D'Angelo's comeback album to be released before end of 2014

D'Angelo Lovebox
Kind of blue … D'Angelo recently played some shows in London before cancelling multiple dates. Photograph: Burak Cingi/Redferns

D'Angelo's long-awaited comeback will be released before the end of 2014, his manager has announced. Fourteen years after Voodoo, two years since his live return and 18 months after collaborator Questlove said the record was "99% done", the singer is hopefully primed to put out his third LP.

"There'll be an album this year," the singer's manager Kevil Liles recently told Billboard. "Sooner [rather] than later!" Following aborted sessions with Mark Ronson and a more successful run with Questlove, D'Angelo has so far reportedly finished 14 songs, with only "a couple of bonus [singles]" left to do. "We're mixing and mastering now," Liles said, and added that D'Angelo plans to start an international tour in October.

The bad news is that we have heard most of this before. Prior to Qeestlove's "99%" quote, the Roots bandleader had said in December 2011 that they were "pretty much 97% done". In March 2013, Liles told Billboard they were two weeks away from mastering and mixing the album.

"Here's the thing: with D'Angelo it was a process," Liles said. "He didn't perform for 10 years and he's been working on an album for the past 12 years." Liles recalled talking to his client after that live return, as well as some gigs with Questlove under the name Brothers in Arms. According to Liles, D'Angelo told him: "'I wanna be sure that the baby I'm about to have – the album – that I take it to the point where it's all it can be.'"

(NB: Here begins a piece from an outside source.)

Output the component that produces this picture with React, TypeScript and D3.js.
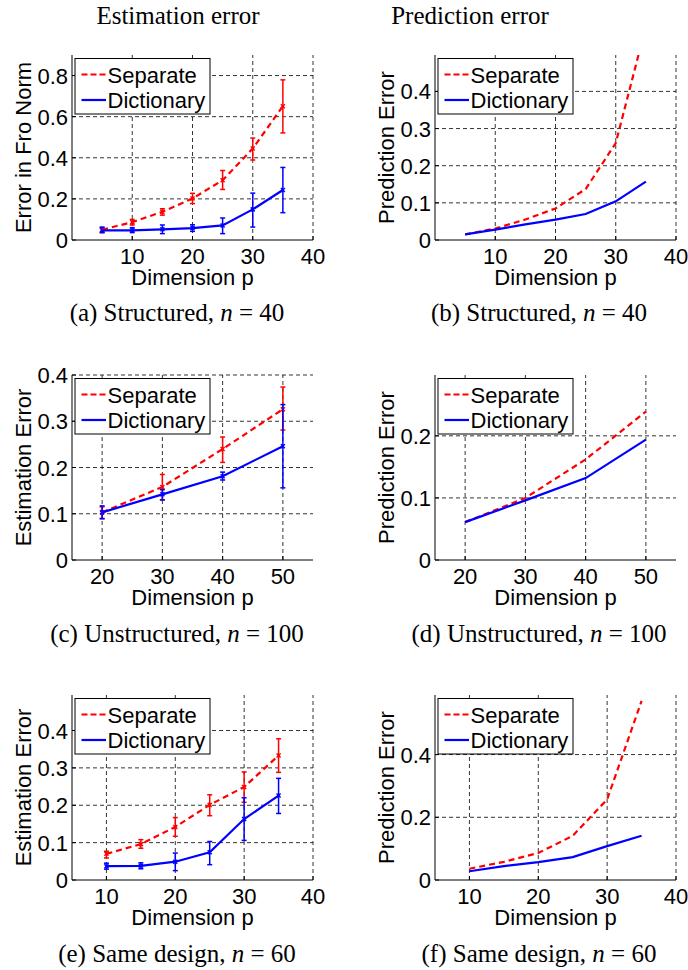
import React from "react";
import * as d3 from "d3";

// dimension p for each design
const pStructured = [5, 10, 15, 20, 25, 30, 35];
const pUnstructured = [20, 30, 40, 50];
const pSame = [10, 15, 20, 25, 30, 35];

// (a) estimation error, structured
const estStructSep = [0.05, 0.087, 0.137, 0.202, 0.291, 0.445, 0.651];
const estStructSepLo = [0.036, 0.073, 0.121, 0.177, 0.246, 0.389, 0.521];
const estStructSepHi = [0.06, 0.1, 0.152, 0.227, 0.338, 0.496, 0.779];
const estStructDict = [0.047, 0.047, 0.052, 0.058, 0.071, 0.149, 0.243];
const estStructDictLo = [0.036, 0.036, 0.031, 0.042, 0.031, 0.063, 0.133];
const estStructDictHi = [0.063, 0.06, 0.073, 0.074, 0.107, 0.228, 0.353];

// (b) prediction error, structured
const predStructSep = [0.015, 0.031, 0.055, 0.085, 0.137, 0.261, 0.575];
const predStructDict = [0.015, 0.028, 0.042, 0.055, 0.07, 0.104, 0.157];

// (c) estimation error, unstructured
const estUnstrSep = [0.103, 0.158, 0.24, 0.326];
const estUnstrSepLo = [0.09, 0.13, 0.211, 0.281];
const estUnstrSepHi = [0.115, 0.185, 0.266, 0.374];
const estUnstrDict = [0.103, 0.142, 0.181, 0.246];
const estUnstrDictLo = [0.089, 0.13, 0.173, 0.156];
const estUnstrDictHi = [0.117, 0.152, 0.19, 0.336];

// (d) prediction error, unstructured
const predUnstrSep = [0.061, 0.1, 0.162, 0.239];
const predUnstrDict = [0.061, 0.096, 0.132, 0.194];

// (e) estimation error, same design
const estSameSep = [0.07, 0.096, 0.142, 0.201, 0.249, 0.333];
const estSameSepLo = [0.059, 0.085, 0.117, 0.172, 0.208, 0.288];
const estSameSepHi = [0.077, 0.108, 0.167, 0.228, 0.289, 0.378];
const estSameDict = [0.037, 0.038, 0.049, 0.074, 0.163, 0.226];
const estSameDictLo = [0.029, 0.03, 0.025, 0.041, 0.106, 0.178];
const estSameDictHi = [0.045, 0.046, 0.072, 0.103, 0.22, 0.272];

// (f) prediction error, same design
const predSameSep = [0.036, 0.058, 0.086, 0.141, 0.257, 0.571];
const predSameDict = [0.028, 0.044, 0.057, 0.073, 0.108, 0.141];

const ticksStructX = [10, 20, 30, 40];
const ticksUnstrX = [20, 30, 40, 50];
const ticksSameX = [10, 20, 30, 40];

const SANS = "'Liberation Sans', Arial, Helvetica, sans-serif";
const SERIF = "'Liberation Serif', 'Times New Roman', serif";
const RED = "#ff0000";
const BLUE = "#0000ff";

const LEFT_X = 72;
const RIGHT_X = 435;
const AX_W = 241;
const AX_H = 185;
const ROW_Y = [55, 375, 695];

function Panel({ id, x0, y0, p, xDomain, yDomain, xTicks, yTicks, yLabel, sep, sepLo, sepHi, dict, dictLo, dictHi }) {
  const x = d3.scaleLinear().domain(xDomain).range([x0, x0 + AX_W]);
  const y = d3.scaleLinear().domain(yDomain).range([y0 + AX_H, y0]);
  const line = d3.line<number>().x((_, i) => x(p[i])).y((d) => y(d));
  const bottom = y0 + AX_H;
  const right = x0 + AX_W;

  // vertical error bars with small caps and an x marker at the mean
  const errBars = (vals, lo, hi, color) =>
    lo
      ? vals.map((v, i) => {
          const cx = x(p[i]);
          return (
            <g key={i} stroke={color} strokeWidth={1.5}>
              <line x1={cx} x2={cx} y1={y(lo[i])} y2={y(hi[i])} />
              <line x1={cx - 2.5} x2={cx + 2.5} y1={y(lo[i])} y2={y(lo[i])} />
              <line x1={cx - 2.5} x2={cx + 2.5} y1={y(hi[i])} y2={y(hi[i])} />
              <line x1={cx - 2} x2={cx + 2} y1={y(v) - 2} y2={y(v) + 2} />
              <line x1={cx - 2} x2={cx + 2} y1={y(v) + 2} y2={y(v) - 2} />
            </g>
          );
        })
      : null;

  const lx = x0 + 3;
  const ly = y0 + 3.5;

  return (
    <g>
      <clipPath id={id}>
        <rect x={x0} y={y0} width={AX_W} height={AX_H} />
      </clipPath>
      {/* grid */}
      <g stroke="#000" strokeWidth={0.8} strokeDasharray="4,3">
        {xTicks.map((t) => (
          <line key={"gx" + t} x1={x(t)} x2={x(t)} y1={bottom} y2={y0} />
        ))}
        {yTicks.filter((t) => t > 0).map((t) => (
          <line key={"gy" + t} x1={x0} x2={right} y1={y(t)} y2={y(t)} />
        ))}
      </g>
      {/* data */}
      <g clipPath={`url(#${id})`}>
        {errBars(sep, sepLo, sepHi, RED)}
        {errBars(dict, dictLo, dictHi, BLUE)}
        <path d={line(sep)} fill="none" stroke={RED} strokeWidth={2.2} strokeDasharray="6,4" />
        <path d={line(dict)} fill="none" stroke={BLUE} strokeWidth={2.2} />
      </g>
      {/* axes */}
      <g stroke="#000" strokeWidth={1}>
        <line x1={x0} x2={x0} y1={y0} y2={bottom} />
        <line x1={x0} x2={right} y1={bottom} y2={bottom} />
        {xTicks.map((t) => (
          <line key={"tx" + t} x1={x(t)} x2={x(t)} y1={bottom} y2={bottom - 4} />
        ))}
        {yTicks.map((t) => (
          <line key={"ty" + t} x1={x0} x2={x0 + 4} y1={y(t)} y2={y(t)} />
        ))}
      </g>
      <g fontFamily={SANS} fontSize={22} fill="#000">
        {xTicks.map((t) => (
          <text key={"lx" + t} x={x(t)} y={bottom + 24} textAnchor="middle">
            {t}
          </text>
        ))}
        {yTicks.map((t) => (
          <text key={"ly" + t} x={x0 - 4} y={y(t) + 8} textAnchor="end">
            {t}
          </text>
        ))}
        <text x={x0 + AX_W / 2} y={bottom + 44.5} textAnchor="middle">
          Dimension p
        </text>
        <text transform={`translate(${x0 - 41},${y0 + AX_H / 2}) rotate(-90)`} textAnchor="middle">
          {yLabel}
        </text>
      </g>
      {/* legend */}
      <g>
        <rect x={lx} y={ly} width={135} height={55.5} fill="#fff" stroke="#000" strokeWidth={1} />
        <line x1={lx + 6.5} x2={lx + 31} y1={ly + 16} y2={ly + 16} stroke={RED} strokeWidth={2.2} strokeDasharray="6,3" />
        <line x1={lx + 6.5} x2={lx + 31} y1={ly + 41.5} y2={ly + 41.5} stroke={BLUE} strokeWidth={2.2} />
        <text x={lx + 32.5} y={ly + 24} fontFamily={SANS} fontSize={22}>
          Separate
        </text>
        <text x={lx + 32.5} y={ly + 49.5} fontFamily={SANS} fontSize={22}>
          Dictionary
        </text>
      </g>
    </g>
  );
}

function Caption({ cx, cy, label, design, n }) {
  return (
    <text x={cx} y={cy} textAnchor="middle" fontFamily={SERIF} fontSize={25} fill="#000">
      {`(${label}) ${design}, `}
      <tspan fontStyle="italic">n</tspan>
      {` = ${n}`}
    </text>
  );
}

export default function App() {
  return (
    <svg
      width={688}
      height={970}
      style={{ position: "absolute", left: 0, top: 0, background: "#fff" }}
    >
      <rect width={688} height={970} fill="#fff" />
      <text x={178} y={24} textAnchor="middle" fontFamily={SERIF} fontSize={25}>
        Estimation error
      </text>
      <text x={470} y={24} textAnchor="middle" fontFamily={SERIF} fontSize={25}>
        Prediction error
      </text>

      <Panel id="ca" x0={LEFT_X} y0={ROW_Y[0]} p={pStructured} xDomain={[0, 40]} yDomain={[0, 0.9]}
        xTicks={ticksStructX} yTicks={[0, 0.2, 0.4, 0.6, 0.8]} yLabel="Error in Fro Norm"
        sep={estStructSep} sepLo={estStructSepLo} sepHi={estStructSepHi}
        dict={estStructDict} dictLo={estStructDictLo} dictHi={estStructDictHi} />
      <Panel id="cb" x0={RIGHT_X} y0={ROW_Y[0]} p={pStructured} xDomain={[0, 40]} yDomain={[0, 0.498]}
        xTicks={ticksStructX} yTicks={[0, 0.1, 0.2, 0.3, 0.4]} yLabel="Prediction Error"
        sep={predStructSep} dict={predStructDict} />
      <Panel id="cc" x0={LEFT_X} y0={ROW_Y[1]} p={pUnstructured} xDomain={[15, 55]} yDomain={[0, 0.4]}
        xTicks={ticksUnstrX} yTicks={[0, 0.1, 0.2, 0.3, 0.4]} yLabel="Estimation Error"
        sep={estUnstrSep} sepLo={estUnstrSepLo} sepHi={estUnstrSepHi}
        dict={estUnstrDict} dictLo={estUnstrDictLo} dictHi={estUnstrDictHi} />
      <Panel id="cd" x0={RIGHT_X} y0={ROW_Y[1]} p={pUnstructured} xDomain={[15, 55]} yDomain={[0, 0.298]}
        xTicks={ticksUnstrX} yTicks={[0, 0.1, 0.2]} yLabel="Prediction Error"
        sep={predUnstrSep} dict={predUnstrDict} />
      <Panel id="ce" x0={LEFT_X} y0={ROW_Y[2]} p={pSame} xDomain={[5, 40]} yDomain={[0, 0.495]}
        xTicks={ticksSameX} yTicks={[0, 0.1, 0.2, 0.3, 0.4]} yLabel="Estimation Error"
        sep={estSameSep} sepLo={estSameSepLo} sepHi={estSameSepHi}
        dict={estSameDict} dictLo={estSameDictLo} dictHi={estSameDictHi} />
      <Panel id="cf" x0={RIGHT_X} y0={ROW_Y[2]} p={pSame} xDomain={[5, 40]} yDomain={[0, 0.59]}
        xTicks={ticksSameX} yTicks={[0, 0.2, 0.4]} yLabel="Prediction Error"
        sep={predSameSep} dict={predSameDict} />

      <Caption cx={177} cy={321} label="a" design="Structured" n={40} />
      <Caption cx={539} cy={321} label="b" design="Structured" n={40} />
      <Caption cx={177} cy={642} label="c" design="Unstructured" n={100} />
      <Caption cx={539} cy={642} label="d" design="Unstructured" n={100} />
      <Caption cx={177} cy={962} label="e" design="Same design" n={60} />
      <Caption cx={539} cy={962} label="f" design="Same design" n={60} />
    </svg>
  );
}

D'Angelo hasn't hidden from the spotlight. The singer played at Carnegie Hall in March, at Bonnaroo last weekend and is scheduled to perform as part of a James Brown tribute at the Hollywood Bowl in August.

In 2012, D'Angelo told GQ magazine that the death of producer J Dilla, in 2006, made him decide to "get clean". "I felt like I was going to be next," he said. "I ain't bullshitting." He tried three different rehab facilities for substance abuse issues before treatment finally took. "Any person who's dealt with substance abuse, it's an ongoing thing," D'Angelo admitted. "For the most part, I have a grip on it."

D'Angelo's two albums, Brown Sugar (1995) and Voodoo (2000), are considered classics of new soul and funk. Voodoo was a No 1 hit in the US and reached No 21 in the UK.